"...features great gameplay and nice surprises, but its short length and lack of true player choice makes this somewhat halfhearted DLC."
When Mass Effect 2 was released, we were promised a string of downloadable content that would serve to enrich the lore of the Mass Effect universe and tie up loose ends before the third installment in the series finishes Commander Shepard's story. After a few extra character packs, new weapons and items, and cosmetic skins, BioWare finally started to deliver with releases such as Overlord and Lair of the Shadow Broker. But apparently, the bounty of content was not meant to last. Arrival is the final piece of DLC for Mass Effect 2, and it landed on XBL and PSN on March 29. Does it give Mass Effect 2 the send off it deserves, or is it a harbinger of bad things for the series?
Arrival starts off promisingly enough, with Commander Shepard getting a personal call from Admiral Hackett of Alliance Command, asking the commander to covertly infiltrate a Batarian planet as a personal favor. Shepard is charged with the rescue of one Professor Kenson, and due to the sensitive nature of his mission, is required to go in alone. Of course, Shepard's rescue mission soon turns into something much more important, as he becomes embroiled in a plan to delay the invasion of the Reapers so that the galactic community has ample time to prepare a counteroffensive.
As mentioned, this add-on is purely Shepard's tale. While it makes sense for the first half of the mission, suspense of disbelief is strained when the game forces the player to continue the solo foray in the second half, as there's ostensibly enough time for Shepard to either rendezvous with his team or for them to track him down. The add on continues the streak of newer gameplay styles added to Mass Effect 2, adding stealth and solo improvisation to the list of gameplay variants on its already impressive list. There are still quite a few firefights, which are all the more enjoyable now that Shepard lacks the back up his squadmates normally provide. In the second half, Shepard is running against the clock, and it's not a difficult feat to finish within the time limit, but if players dally too long, they're treated to an entertaining nonstandard game over, so that's something of interest, at least.
Arrival clocks in at around 90 minutes to complete, and I did so on the Insanity difficulty. It is somewhat of a disappointment after quality experiences such as Lair of the Shadow Broker, as Arrival answers no real questions and has no choices that make a tangible difference to the end result. Nevertheless, the underlying game mechanics and writing are still up to Mass Effect 2's standards, making it still head and shoulders above most other DLC, even if it's not up to BioWare's usual standards.
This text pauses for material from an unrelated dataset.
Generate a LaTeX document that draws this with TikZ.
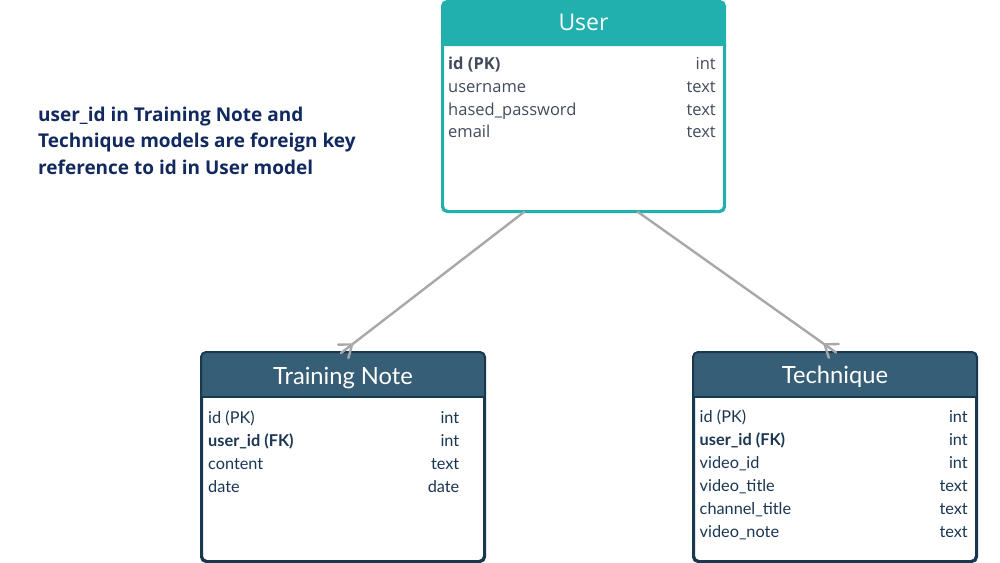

After the misfires and shoddy quality seen in the DLC for Dragon Age: Origins, I had my concerns over Arrival, but my concerns were only half realized. On one hand, Arrival features great gameplay and some nice surprises, but its short length and lack of true player choice makes this somewhat halfhearted DLC. To be honest, Mass Effect 2 deserved a better finale. If you're a huge fan of the series, then Arrival is a worthy investment. Anyone else, though, probably won't appreciate spending the $7 for such a half-hearted postscript.